Ironically this is the one bit of the hardline Brexit deal which seems to recommend itself to Labourites in the evangelical ‘Bremain’ wing of the party. Post-referendum developments, triggered by the dramatic fall in the price of the pound, have confused their narrative which held that nothing other than economic and social disaster would come from a vote to leave the EU. What seems to be happening is that the much-needed currency devaluation is creating at least some of the conditions for a revival of the very export-orientated industries and services which support decent jobs and conditions of employment. With this in mind it is disappointing that the newly-appointed Labour front bench seem to think that this is the right moment to signal support for a rolling back of the free movement of workers. The Brexit spokesperson, Sir Keir Starmer, has made it clear that the referendum result makes this a bullet that has to be bitten and he is willing to sit down with government to see what aspects of the right to movement which wage earners currently enjoy can be ditched. This sits uneasily with Jeremy Corbyn’s view that the UK’s borders should remain open to, amongst others, people who are looking for jobs. There is obvious irony here, with Corbyn as a politician who could easily see the downside of participation in the EU single market (“I’ll give it 7 out of 10” as he explained to during a television interview during the referendum campaign) is prepared to stick his neck out and call for support for continuing freedom of migration, and the Parliamentary Party mainstream who seem to believe it can be negotiated away.

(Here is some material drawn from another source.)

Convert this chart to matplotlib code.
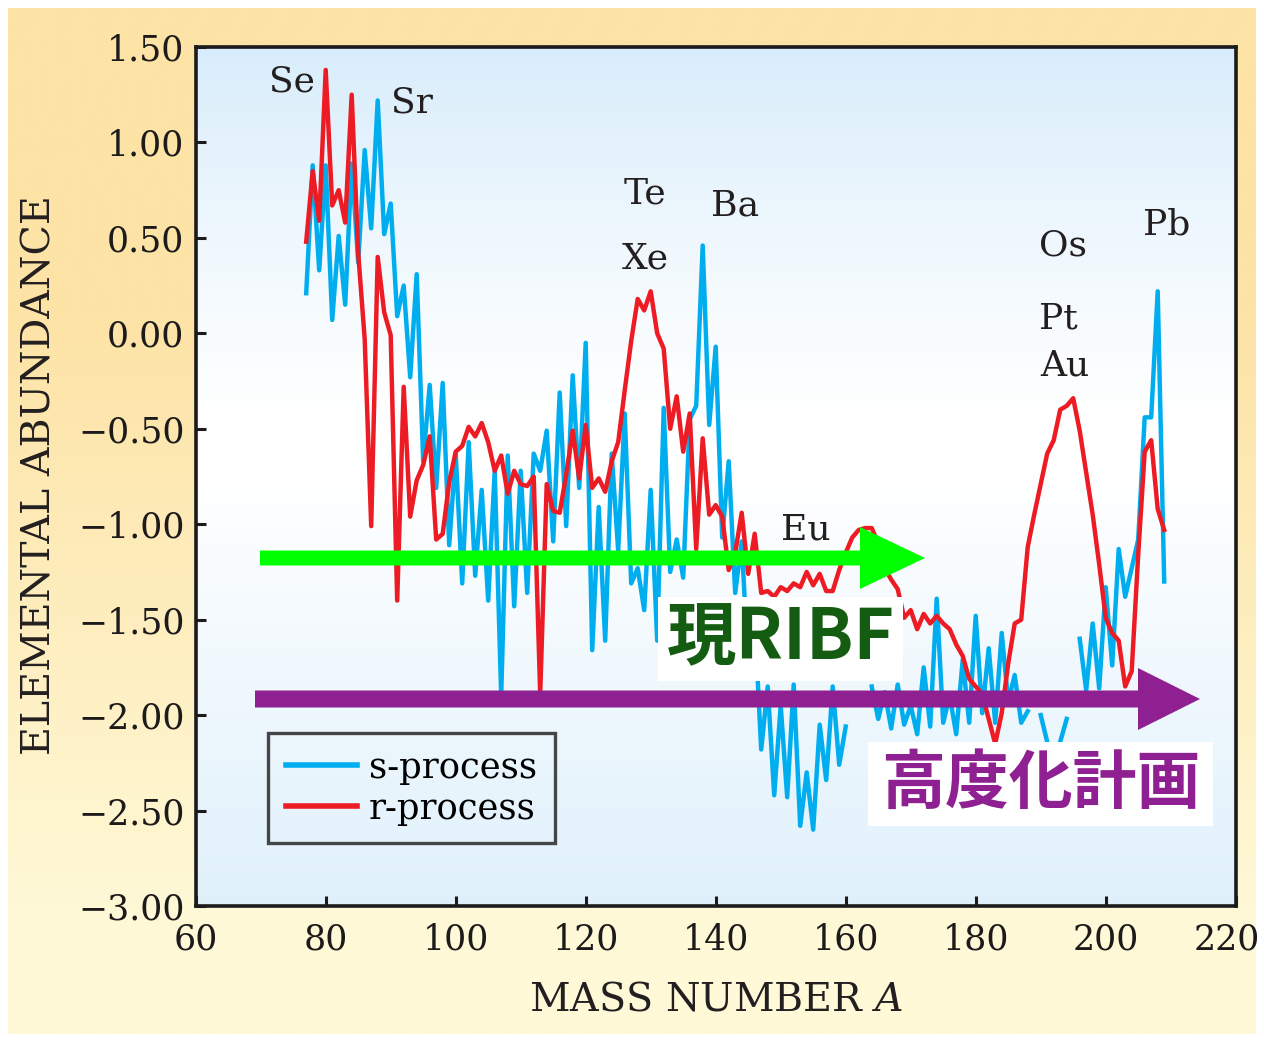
import numpy as np
import matplotlib.pyplot as plt
from matplotlib.patches import FancyArrow, Rectangle
from matplotlib.transforms import ScaledTranslation

W, H = 1264, 1042

# solar-system abundances split into s- and r-process parts, one value per mass number
mass_number = np.arange(77, 210)
s_process = np.array([
    0.21, 0.88, 0.33, 0.88, 0.07, 0.51, 0.15, 0.89, 0.37, 0.96,
    0.55, 1.22, 0.52, 0.68, 0.09, 0.25, -0.23, 0.31, -0.67, -0.27,
    -0.81, -0.26, -1.11, -0.63, -1.31, -0.57, -1.27, -0.82, -1.40, -0.72,
    -1.90, -0.64, -1.43, -0.72, -1.36, -0.63, -0.72, -0.51, -1.09, -0.31,
    -1.01, -0.22, -0.81, -0.05, -1.66, -0.91, -1.61, -0.63, -1.14, -0.42,
    -1.31, -1.23, -1.45, -0.82, -1.61, -0.39, -1.25, -1.08, -1.28, -0.45,
    -0.38, 0.46, -0.48, -0.07, -1.07, -0.67, -1.36, -1.09, -1.75, -1.50,
    -2.18, -1.85, -2.42, -1.95, -2.43, -1.84, -2.58, -2.30, -2.60, -2.05,
    -2.34, -1.85, -2.26, -2.06, np.nan, np.nan, np.nan, -1.85, -2.02, -1.88,
    -2.07, -1.84, -2.05, -1.95, -2.10, -1.75, -2.06, -1.39, -2.04, -1.90,
    -2.10, -1.71, -2.04, -1.48, -1.99, -1.65, -2.04, -1.57, -1.93, -1.79,
    -2.04, -1.98, np.nan, -2.00, -2.14, np.nan, -2.14, -2.02, np.nan, -1.60,
    -1.87, -1.52, -1.86, -1.33, -1.74, -1.13, -1.38, -1.23, -1.08, -0.44,
    -0.44, 0.22, -1.30])
r_process = np.array([
    0.48, 0.85, 0.59, 1.38, 0.67, 0.75, 0.58, 1.25, 0.42, -0.03,
    -1.01, 0.40, 0.11, -0.01, -1.40, -0.28, -0.96, -0.77, -0.69, -0.54,
    -1.08, -1.05, -0.78, -0.62, -0.59, -0.49, -0.54, -0.47, -0.57, -0.72,
    -0.64, -0.84, -0.72, -0.79, -0.80, -0.75, -1.89, -0.79, -0.93, -0.94,
    -0.74, -0.51, -0.76, -0.48, -0.81, -0.76, -0.83, -0.67, -0.57, -0.30,
    -0.04, 0.18, 0.12, 0.22, 0.00, -0.08, -0.50, -0.33, -0.62, -0.42,
    -1.13, -0.55, -0.95, -0.90, -0.96, -1.24, -1.15, -0.94, -1.26, -1.05,
    -1.36, -1.35, -1.38, -1.33, -1.35, -1.31, -1.33, -1.25, -1.32, -1.26,
    -1.35, -1.35, -1.24, -1.15, -1.07, -1.03, -1.02, -1.02, -1.10, -1.23,
    -1.29, -1.34, -1.49, -1.45, -1.55, -1.47, -1.52, -1.48, -1.52, -1.55,
    -1.63, -1.69, -1.81, -1.85, -1.89, -2.02, -2.15, -1.99, -1.73, -1.52,
    -1.50, -1.12, -0.95, -0.79, -0.63, -0.56, -0.40, -0.38, -0.34, -0.51,
    -0.73, -0.95, -1.21, -1.49, -1.57, -1.61, -1.85, -1.77, -1.16, -0.62,
    -0.56, -0.92, -1.03])

elements = ['Se', 'Sr', 'Te', 'Xe', 'Ba', 'Eu', 'Os', 'Pt', 'Au', 'Pb']
element_x = [74.8, 93.3, 129.1, 129.1, 143.0, 153.9, 193.4, 192.7, 193.7, 209.4]
element_y = [1.32, 1.21, 0.73, 0.39, 0.67, -1.03, 0.46, 0.08, -0.17, 0.57]

x_ticks = np.arange(60, 221, 20)
y_ticks = np.arange(-3.0, 1.51, 0.5)

plt.rcParams['font.family'] = 'DejaVu Serif'
plt.rcParams['mathtext.fontset'] = 'dejavuserif'

fig = plt.figure(figsize=(W / 100, H / 100), dpi=100, facecolor='white')

# warm panel behind everything
bg = fig.add_axes([0, 0, 1, 1], zorder=-10)
bg.set_xlim(0, W)
bg.set_ylim(H, 0)
bg.axis('off')
gy, gx = np.mgrid[0:1:256j, 0:1:256j]
t = np.clip((gy - 0.3) / 0.6, 0, 1)[..., None]
peach = np.array([253, 227, 166]) / 255
cream = np.array([255, 249, 216]) / 255
bg.imshow(peach * (1 - t) + cream * t, extent=(8, W - 8, H - 8, 8),
          aspect='auto', interpolation='bicubic')

ax = fig.add_axes([195.7 / W, 1 - 906 / H, 1040 / W, 859 / H])
ax.set_xlim(60, 220)
ax.set_ylim(-3.0, 1.5)

# pale blue wash inside the frame, white in the middle
b = np.maximum(np.clip(1 - gy / 0.45, 0, 1) ** 1.3,
               0.8 * np.clip((gy - 0.5) / 0.5, 0, 1))[..., None]
sky = np.array([216, 237, 251]) / 255
ax.imshow(np.ones(3) * (1 - b) + sky * b, extent=(60, 220, -3.0, 1.5),
          aspect='auto', interpolation='bicubic', zorder=0)

ax.plot(mass_number, s_process, color='#00aeef', lw=3.2, label='s-process', zorder=2)
ax.plot(mass_number, r_process, color='#ed1c24', lw=3.2, label='r-process', zorder=2)

for name, x, y in zip(elements, element_x, element_y):
    ax.text(x, y, name, fontsize=26, ha='center', va='center', color='#231f20', zorder=4)

for side in ax.spines.values():
    side.set_linewidth(2.6)
    side.set_color('#1c1a1a')
ax.set_xticks(x_ticks)
ax.set_yticks(y_ticks)
ax.set_xticklabels([str(v) for v in x_ticks])
ax.set_yticklabels([f'{v:.2f}'.replace('-', '\u2212') for v in y_ticks])
ax.tick_params(direction='in', length=7, width=2.2, top=False, right=False,
               labelsize=25, colors='#1c1a1a')
ax.tick_params(axis='x', pad=12)
ax.tick_params(axis='y', pad=8)
# keep the last x label inside the canvas
last = ax.get_xticklabels()[-1]
last.set_transform(last.get_transform() + ScaledTranslation(-0.09, 0, fig.dpi_scale_trans))

fig.text(40 / W, 1 - 475 / H, 'ELEMENTAL ABUNDANCE', rotation=90, fontsize=28.5,
         ha='center', va='center', color='#231f20')
fig.text(716 / W, 1 - 1000 / H, 'MASS NUMBER $A$', fontsize=28.5,
         ha='center', va='center', color='#231f20')

leg = ax.legend(loc='lower left', bbox_to_anchor=(0.0695, 0.073), fontsize=25.5,
                fancybox=False, edgecolor='#1c1a1a', facecolor='none',
                handlelength=2.0, handletextpad=0.35, borderpad=0.5,
                labelspacing=0.2, borderaxespad=0)
leg.get_frame().set_linewidth(2.4)
for line in leg.get_lines():
    line.set_linewidth(4)


def arrow(x0, tip, y, shaft, head_w, head_len, color):
    fig.add_artist(FancyArrow(x0 / W, 1 - y / H, (tip - x0) / W, 0,
                              width=shaft / H, head_width=head_w / H,
                              head_length=head_len / W, length_includes_head=True,
                              color=color, lw=0, transform=fig.transFigure, zorder=5))


def label_box(x0, x1, y0, y1, text, size, color):
    fig.add_artist(Rectangle((x0 / W, 1 - y1 / H), (x1 - x0) / W, (y1 - y0) / H,
                             facecolor='white', edgecolor='none',
                             transform=fig.transFigure, zorder=3))
    fig.text((x0 + x1) / 2 / W, 1 - (y0 + y1) / 2 / H, text, fontsize=size,
             fontweight='bold', color=color, ha='center', va='center',
             family=['Noto Sans CJK JP', 'DejaVu Sans'], zorder=4)


arrow(260, 925, 558, 15, 62, 65, '#00ff00')
arrow(255, 1200, 699, 17, 62, 62, '#8e2091')
label_box(658, 903, 597, 681, '現RIBF', 50, '#145c12')
label_box(868, 1213, 742, 826, '高度化計画', 46, '#8e2091')

fig.savefig('out.png', dpi=100, facecolor='white')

By 2020 the number of people aged 50 or over who are still active in employment will be close to 25 million out of a total labour force of 32 million.  With the best will in the world this is not a group of workers who are likely to be working at the cutting edge of innovation



Who is right in this debate? Part of the answer lies in trying to think what immigration controls might look like in a system which squares with the ambitions of a hard Brexit. Theresa May has already signalled their main features: tougher checks at all UK border crossing points; a requirement to get a visa prior to entry for anyone planning to stay in any capacity other than that of a short-term tourist; conditions imposed on the granting of these visas to be onerously high – restricted to highly skilled jobs where a labour market test has ruled out the possibility of finding a suitable British worker.


However, these are the very elements that amount to strictures on the operation of the UK labour market which will run the risk of choking of the opportunity to rebalance and rebuild the economy around high quality manufacturing and services. Some harsh facts about the current state of the British labour market will help establish the veracity of this claim. By 2020 the number of people aged 50 or over who are still active in employment will be close to 25 million out of a total labour force of 32 million. With the best will in the world this is not a group of workers who are likely to be working at the cutting edge of innovation in all the new technologies that will be driving competitiveness across the world. On the contrary, the older age groups are amongst those most likely to have been able to make the low-skilled ‘gig’ economy work best for them – mixing part-time work with income from pensions and rent from other assets. Frustration with this complacency is most keenly felt by younger workers who are looking for types of employment that make full use of their skill-sets and which provide a basis for progression across their lifetimes. A government keen to break-up the mesh of low productivity jobs and build the base for new manufacturing, as Theresa May claims hers is, would be keen to side with the ambitions of youth against the ‘just getting by’ mentality of age cohorts that have come to think their best days are behind them. But these young people are much scarcer in the UK than they need to be if they are to provide the critical mass that would truly support a revolution in the jobs market. This contrasts with the demographic profiles of developing countries, where the proportion of the population in younger age groups (i.e. aged 30 and below) is in the region of 50%-60% of the total.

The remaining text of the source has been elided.